Continual (sequential) training and multitask (simultaneous) training are often attempting to solve the same overall objective: to find a solution that performs well on all considered tasks. The main difference is in the training regimes, where continual learning can only have access to one task at a time, which for neural networks typically leads to catastrophic forgetting. That is, the solution found for a subsequent task does not perform well on the previous ones anymore. However, the relationship between the different minima that the two training regimes arrive at is not well understood. What sets them apart? Is there a local structure that could explain the difference in performance achieved by the two different schemes? Motivated by recent work showing that different minima of the same task are typically connected by very simple curves of low error, we investigate whether multitask and continual solutions are similarly connected. We empirically find that indeed such connectivity can be reliably achieved and, more interestingly, it can be done by a linear path, conditioned on having the same initialization for both. We thoroughly analyze this observation and discuss its significance for the continual learning process. Furthermore, we exploit this finding to propose an effective algorithm that constrains the sequentially learned minima to behave as the multitask solution. We show that our method outperforms several state of the art continual learning algorithms on various vision benchmarks.

Figures (18)

• Figure 1: Left: Depiction of the training regime considered. First $\hat{w}_{1}$ is learned on task 1. Afterwards we either reach $\hat{w}_{2}$ by learning second task or $w^*_{2}$ by training on both tasks simultaneously. Right: Depiction of linear connectivity between $w^*_{2}$ and $\hat{w}_{1}$ and between $w^*_{2}$ and $\hat{w}_{2}$.

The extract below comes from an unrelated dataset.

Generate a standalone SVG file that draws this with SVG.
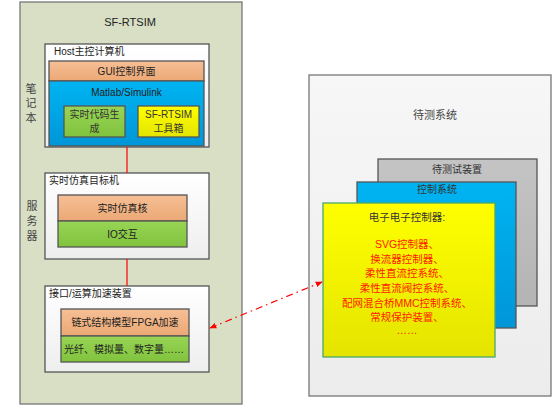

• Figure 2: Continual and Multitask learning performance and relation between minima. Top row: Rotation MNIST. Bottom row: Split CIFAR-100. Left column: Accuracy of all tasks during continual training. Middle: Euclidean distance. Right: CKA distance. Note that $\hat{w}_5$ is not a good solution for task 1 although it's closer (more similar) to $\hat{w}_1$ than $w^*_5$ in distance. Similarly, $\hat{w}_5$ is closer (more similar) to $\hat{w}_1$ than $w^*_5$ in terms of CKA distance. Therefore, neither Euclidean nor CKA distance is able to realize MTL is better in avoiding catastrophic forgetting.
• Figure 3: Cross-entropy validation loss surface of on rotation MNIST (a and b), and split CIFAR-100 (c and d), as a function of weights in a two-dimensional subspace passing through $\hat{w}_{1}$, $\hat{w}_{2}$, and $w^*_{2}$.
• Figure 4: Exploring the loss along the linear paths connecting the different solutions: The loss increases on the interpolation line between the first task solution($\hat{w}_{1}$) and subsequent continual solutions, while the loss remains low on the interpolation line between $\hat{w}_{1}$ and subsequent multitask minima (a and c). The same observation also holds for the second task solution ($\hat{w}_{2}$) (b and d)
• Figure 5: Comparison of the eigenspectrum of the Hessian matrix for $\hat{w}_1$. (a): top Eigenvalues. (b and c): The overlap between Hessian eigenvectors and directions from $\hat{w}_{1}$ to $\hat{w}_{2}$ and $w^*_{2}$.